I am pleased to report that Larkspur Farm has re-entered the cattle business. After five years on the sidelines we are back in the game, with one head, a dollar calf from a dairy barn.
It was completely unplanned. We took in a young man named Luke last fall. Luke went to school with my sons and had been a frequent guest here for the last decade. But this is a minimum wage community for young people and rents are geared to skiers who have lots of cash in their pockets. A kid can’t expect to afford an apartment up here on restaurant wages so we invited him to crash with us for the winter.
Luke has no background in farming at all, in fact the subject is a total mystery to him. Imagine my surprise when he started running out to the barn at first light to let the sheep out and toss hay bales. One day he asked why I didn’t have any cows and I explained that they had been so expensive the last few years I gave up on them. But if he was interested we could find one.
He was. So we drove the truck up through the snow swept plains of Grey County to the old Keady Livestock Market. As we toured the pens Luke’s eyes widened at the sight of an acre of cows and calves. His eyes went even wider as we climbed up into the bleachers around the sales ring to find a seat in the crowd.
“Holy Cow!” he said. “This is like the Mos Eisley Spaceport for cows!”
“Indeed it is,” I said, trying to sound like Obi wan Kenobi. “I will do the talking, Luke.”
The first dollar calf that came out was a Holstein Angus cross that couldn’t have been more than a few days old. The bidding started at a $150, I waved twice and the auctioneer pointed to me.
“Sold… to Dan Needles,” he said.
Luke was astounded. “What? They know you?”
“Yes, little grasshopper. I have been coming here since 1962.”
We paid for the calf and loaded it into the crate on the back of the truck. It looked healthy enough, no snotty nose or yellow streaks on his tail. “The Force is strong in this one,” I said. “But we will take no chances. A lot can go wrong with a dollar calf.”
On the way home we stopped at the Walter’s Falls feed mill and bought a supply of milk replacer, boluses, tetracycline and syringes, electrolytes and a bottle of Vitamin A&E. Dan, the manager of the mill asked if I had a sick calf and I explained that we had just bought one and it appeared to be healthy. But you never know.
“I think he’s a pessimist,” said Luke.
“I believe that chance favours the prepared man.”
A funny thing happens when a boy gets his first calf. Luke weighed the milk replacer on a set of scales and mixed it into the bottle. Four times a day he trotted out to the barn to feed and check on his new charge. He learned to observe both ends of the calf for signs of pathology. Then he started making inquiries about hay and calf starter. By spring he was looking at the landscape in a completely different way. Every trip into town turned into a crop tour as he inquired about each passing field, its crop and the purpose of that crop. He’s out there planting a garden as I write and planning another trip to Keady Market this week to scout out laying hens. Keady is the Spaceport for poultry, too.

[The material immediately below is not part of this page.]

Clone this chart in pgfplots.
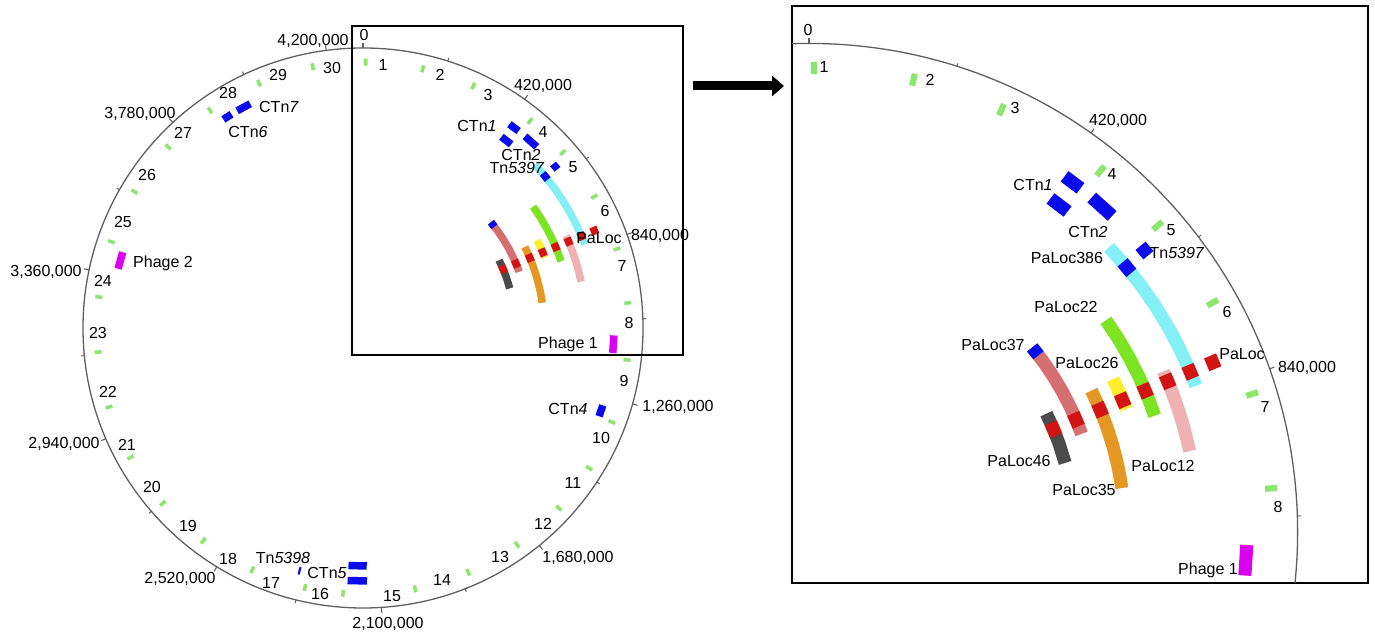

These days we are reminded by every farm spokesperson how important it is to educate the public about agriculture. The problem with that idea is that most people have no interest in being educated about anything. I watch Luke and I wonder if it might make more sense to distribute dollar calves to schoolchildren and let them discover the world for themselves and learn to look after the life around them.
I catch Luke every now and then in the barn with his calf. After he has fed and watered the calf and cleaned the pen, and he thinks I’m not looking, he hops up and down to make Hon romp around him. I watch their little dance and it occurs to me that this is how we are supposed to learn about agriculture. In wide-eyed and delighted amazement.